— START —
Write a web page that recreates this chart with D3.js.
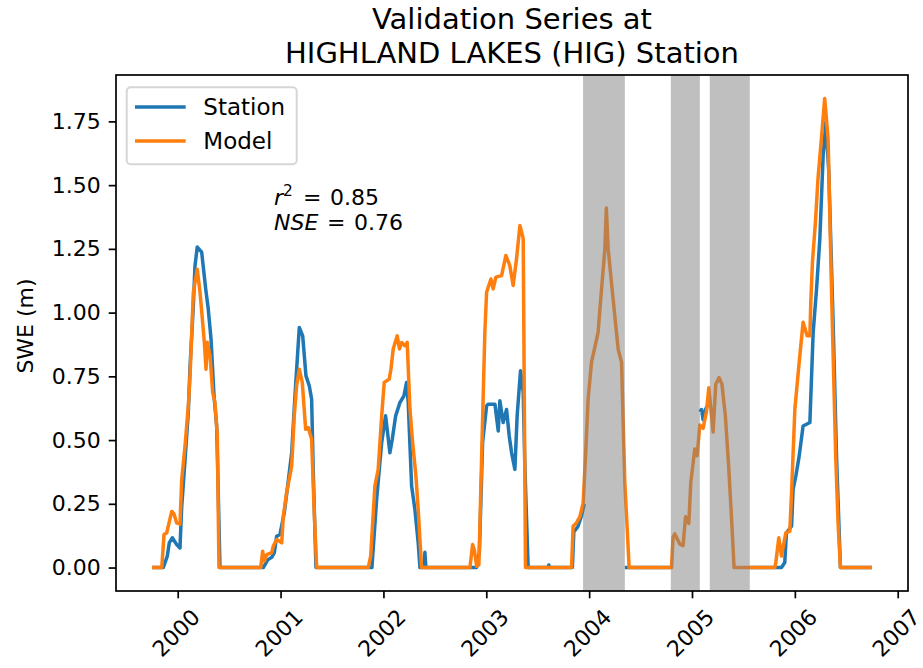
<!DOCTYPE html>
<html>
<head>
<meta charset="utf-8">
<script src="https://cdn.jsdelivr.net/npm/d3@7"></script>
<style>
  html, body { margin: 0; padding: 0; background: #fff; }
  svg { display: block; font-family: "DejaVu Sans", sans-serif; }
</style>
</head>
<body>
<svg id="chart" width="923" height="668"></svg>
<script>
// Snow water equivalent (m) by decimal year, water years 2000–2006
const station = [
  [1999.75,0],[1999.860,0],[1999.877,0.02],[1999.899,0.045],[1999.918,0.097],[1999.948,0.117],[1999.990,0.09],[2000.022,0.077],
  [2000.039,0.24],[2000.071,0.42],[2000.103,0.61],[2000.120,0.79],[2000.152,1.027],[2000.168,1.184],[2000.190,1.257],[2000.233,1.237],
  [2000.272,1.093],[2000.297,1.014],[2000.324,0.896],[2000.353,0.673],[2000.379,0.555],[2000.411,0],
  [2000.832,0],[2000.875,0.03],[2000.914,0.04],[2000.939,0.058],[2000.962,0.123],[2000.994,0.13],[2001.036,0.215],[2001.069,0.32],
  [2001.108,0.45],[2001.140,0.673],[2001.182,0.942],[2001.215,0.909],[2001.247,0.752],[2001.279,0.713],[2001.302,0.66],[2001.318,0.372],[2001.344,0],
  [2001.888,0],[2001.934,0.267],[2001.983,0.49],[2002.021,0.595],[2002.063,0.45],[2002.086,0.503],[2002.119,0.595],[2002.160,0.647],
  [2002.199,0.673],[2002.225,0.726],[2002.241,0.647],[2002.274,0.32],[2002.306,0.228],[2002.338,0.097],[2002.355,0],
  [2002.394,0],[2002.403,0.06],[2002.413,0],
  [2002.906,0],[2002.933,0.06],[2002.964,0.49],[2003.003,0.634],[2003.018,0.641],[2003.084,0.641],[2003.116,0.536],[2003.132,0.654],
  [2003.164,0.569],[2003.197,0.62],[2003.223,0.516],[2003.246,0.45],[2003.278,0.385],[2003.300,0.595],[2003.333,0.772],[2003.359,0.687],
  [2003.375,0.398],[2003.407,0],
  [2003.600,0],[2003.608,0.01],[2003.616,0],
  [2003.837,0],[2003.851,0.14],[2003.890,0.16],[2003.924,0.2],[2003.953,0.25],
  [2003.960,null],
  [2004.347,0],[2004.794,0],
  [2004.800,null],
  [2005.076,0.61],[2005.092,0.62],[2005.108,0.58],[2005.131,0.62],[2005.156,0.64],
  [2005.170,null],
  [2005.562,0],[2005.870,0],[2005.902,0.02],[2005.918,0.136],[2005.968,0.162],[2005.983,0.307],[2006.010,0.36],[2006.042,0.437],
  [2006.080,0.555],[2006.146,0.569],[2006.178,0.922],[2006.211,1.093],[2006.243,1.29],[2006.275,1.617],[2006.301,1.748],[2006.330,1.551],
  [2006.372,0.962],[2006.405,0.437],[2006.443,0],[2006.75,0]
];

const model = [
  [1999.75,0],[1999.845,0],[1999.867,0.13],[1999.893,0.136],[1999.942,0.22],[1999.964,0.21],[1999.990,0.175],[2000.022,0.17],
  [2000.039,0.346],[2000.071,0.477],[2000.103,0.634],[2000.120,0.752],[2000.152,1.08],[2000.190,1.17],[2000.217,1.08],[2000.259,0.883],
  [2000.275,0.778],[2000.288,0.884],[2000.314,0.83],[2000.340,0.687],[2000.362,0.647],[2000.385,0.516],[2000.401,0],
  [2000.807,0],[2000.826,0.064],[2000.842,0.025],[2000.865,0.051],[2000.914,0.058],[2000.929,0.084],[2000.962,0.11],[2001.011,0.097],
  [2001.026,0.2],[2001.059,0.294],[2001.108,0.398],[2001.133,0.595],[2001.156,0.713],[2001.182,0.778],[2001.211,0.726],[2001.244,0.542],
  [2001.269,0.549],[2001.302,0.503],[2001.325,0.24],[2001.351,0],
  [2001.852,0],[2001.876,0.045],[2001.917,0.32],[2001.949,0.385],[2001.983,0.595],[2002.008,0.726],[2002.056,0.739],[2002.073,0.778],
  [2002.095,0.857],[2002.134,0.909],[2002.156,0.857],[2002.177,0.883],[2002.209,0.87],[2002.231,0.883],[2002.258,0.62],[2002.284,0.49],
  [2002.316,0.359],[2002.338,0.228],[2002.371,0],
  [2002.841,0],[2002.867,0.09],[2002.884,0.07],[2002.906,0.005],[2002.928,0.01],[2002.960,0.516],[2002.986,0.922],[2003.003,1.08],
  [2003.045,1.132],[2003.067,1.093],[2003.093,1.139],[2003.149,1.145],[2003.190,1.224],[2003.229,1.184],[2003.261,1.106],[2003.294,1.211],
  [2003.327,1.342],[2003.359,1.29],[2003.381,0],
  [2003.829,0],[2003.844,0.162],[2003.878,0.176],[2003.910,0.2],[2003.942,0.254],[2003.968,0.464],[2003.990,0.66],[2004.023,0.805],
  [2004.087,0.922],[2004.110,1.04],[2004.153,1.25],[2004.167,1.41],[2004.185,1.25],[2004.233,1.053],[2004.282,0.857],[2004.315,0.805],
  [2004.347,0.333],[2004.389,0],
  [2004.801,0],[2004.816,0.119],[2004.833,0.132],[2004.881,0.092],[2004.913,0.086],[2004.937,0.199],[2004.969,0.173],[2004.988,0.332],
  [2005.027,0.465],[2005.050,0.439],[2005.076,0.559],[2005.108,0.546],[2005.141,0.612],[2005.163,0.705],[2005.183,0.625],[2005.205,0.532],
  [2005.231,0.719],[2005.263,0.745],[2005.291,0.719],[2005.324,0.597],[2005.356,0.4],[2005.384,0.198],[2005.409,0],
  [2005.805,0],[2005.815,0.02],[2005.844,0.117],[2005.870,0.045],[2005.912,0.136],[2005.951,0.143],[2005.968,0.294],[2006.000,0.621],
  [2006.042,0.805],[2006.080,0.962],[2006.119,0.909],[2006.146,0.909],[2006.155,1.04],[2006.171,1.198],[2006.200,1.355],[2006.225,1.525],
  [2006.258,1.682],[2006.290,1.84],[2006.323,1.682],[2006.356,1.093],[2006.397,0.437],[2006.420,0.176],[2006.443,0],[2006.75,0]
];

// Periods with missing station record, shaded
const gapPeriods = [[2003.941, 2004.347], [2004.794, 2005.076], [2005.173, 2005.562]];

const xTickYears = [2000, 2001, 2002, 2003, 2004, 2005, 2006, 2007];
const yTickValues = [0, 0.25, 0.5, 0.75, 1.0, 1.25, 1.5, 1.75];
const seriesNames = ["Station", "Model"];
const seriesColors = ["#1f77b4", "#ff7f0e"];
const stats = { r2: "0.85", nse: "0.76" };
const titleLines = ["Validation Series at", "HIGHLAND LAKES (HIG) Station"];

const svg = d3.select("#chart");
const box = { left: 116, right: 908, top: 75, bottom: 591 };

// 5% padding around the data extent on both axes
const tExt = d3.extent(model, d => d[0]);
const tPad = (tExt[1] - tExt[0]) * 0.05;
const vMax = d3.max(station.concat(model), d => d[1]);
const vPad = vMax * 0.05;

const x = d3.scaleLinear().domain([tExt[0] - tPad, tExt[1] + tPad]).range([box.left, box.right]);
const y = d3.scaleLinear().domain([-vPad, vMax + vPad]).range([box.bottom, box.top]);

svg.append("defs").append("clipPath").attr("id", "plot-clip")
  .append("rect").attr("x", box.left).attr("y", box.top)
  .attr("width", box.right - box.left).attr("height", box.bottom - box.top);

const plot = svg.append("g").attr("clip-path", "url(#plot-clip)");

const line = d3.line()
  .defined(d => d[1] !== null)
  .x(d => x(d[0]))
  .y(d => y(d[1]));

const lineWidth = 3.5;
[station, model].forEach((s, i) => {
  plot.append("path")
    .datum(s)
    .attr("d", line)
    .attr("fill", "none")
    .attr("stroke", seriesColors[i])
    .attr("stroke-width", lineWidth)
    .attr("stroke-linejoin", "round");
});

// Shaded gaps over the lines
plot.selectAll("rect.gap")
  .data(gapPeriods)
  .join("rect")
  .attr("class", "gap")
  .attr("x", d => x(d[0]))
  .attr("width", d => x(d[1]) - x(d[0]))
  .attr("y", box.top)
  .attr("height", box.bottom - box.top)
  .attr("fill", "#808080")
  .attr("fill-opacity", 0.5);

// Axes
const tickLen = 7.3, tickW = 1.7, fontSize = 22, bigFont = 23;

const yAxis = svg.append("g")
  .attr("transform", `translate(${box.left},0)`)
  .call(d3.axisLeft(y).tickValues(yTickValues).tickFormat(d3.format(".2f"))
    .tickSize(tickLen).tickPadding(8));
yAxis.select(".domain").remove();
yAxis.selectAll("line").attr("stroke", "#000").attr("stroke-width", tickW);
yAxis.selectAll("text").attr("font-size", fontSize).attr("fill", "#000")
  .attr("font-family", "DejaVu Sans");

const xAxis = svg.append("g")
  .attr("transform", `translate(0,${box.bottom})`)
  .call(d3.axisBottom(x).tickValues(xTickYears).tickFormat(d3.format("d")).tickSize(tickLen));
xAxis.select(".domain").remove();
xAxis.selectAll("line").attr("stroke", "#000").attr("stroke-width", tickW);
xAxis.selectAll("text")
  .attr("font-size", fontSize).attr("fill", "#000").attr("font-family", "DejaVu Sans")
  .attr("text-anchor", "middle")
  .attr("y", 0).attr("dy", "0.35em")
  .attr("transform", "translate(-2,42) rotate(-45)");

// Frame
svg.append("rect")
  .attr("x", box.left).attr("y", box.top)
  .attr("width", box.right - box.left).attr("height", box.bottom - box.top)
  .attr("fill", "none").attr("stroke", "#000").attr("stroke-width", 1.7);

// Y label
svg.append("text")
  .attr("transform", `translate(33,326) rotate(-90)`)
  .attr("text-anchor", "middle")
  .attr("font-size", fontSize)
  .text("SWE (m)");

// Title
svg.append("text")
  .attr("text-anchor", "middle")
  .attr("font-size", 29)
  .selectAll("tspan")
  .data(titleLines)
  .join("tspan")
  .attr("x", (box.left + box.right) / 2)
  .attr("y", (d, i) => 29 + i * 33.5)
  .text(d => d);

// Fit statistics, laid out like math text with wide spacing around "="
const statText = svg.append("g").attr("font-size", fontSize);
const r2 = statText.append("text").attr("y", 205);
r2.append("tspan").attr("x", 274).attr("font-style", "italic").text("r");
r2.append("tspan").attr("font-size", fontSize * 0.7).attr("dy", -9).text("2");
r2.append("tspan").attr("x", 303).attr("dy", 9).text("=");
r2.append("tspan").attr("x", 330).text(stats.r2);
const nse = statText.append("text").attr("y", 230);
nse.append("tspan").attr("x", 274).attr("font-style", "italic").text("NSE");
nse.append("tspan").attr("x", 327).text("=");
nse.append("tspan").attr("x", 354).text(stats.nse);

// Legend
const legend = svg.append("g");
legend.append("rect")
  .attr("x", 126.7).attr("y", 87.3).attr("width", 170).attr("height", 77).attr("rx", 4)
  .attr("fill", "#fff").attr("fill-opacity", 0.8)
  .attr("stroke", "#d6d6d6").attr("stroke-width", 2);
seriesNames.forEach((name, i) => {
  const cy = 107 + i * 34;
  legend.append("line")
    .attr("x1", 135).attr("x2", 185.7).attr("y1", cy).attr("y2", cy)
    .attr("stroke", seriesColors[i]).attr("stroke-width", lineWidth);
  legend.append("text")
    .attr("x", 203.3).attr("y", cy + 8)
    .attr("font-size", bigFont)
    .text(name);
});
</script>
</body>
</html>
— END —
Goal of the exercise
Copy out every line holding the string "chart".

Full solution
Write a web page that recreates this chart with D3.js.
<svg id="chart" width="923" height="668"></svg>
const svg = d3.select("#chart");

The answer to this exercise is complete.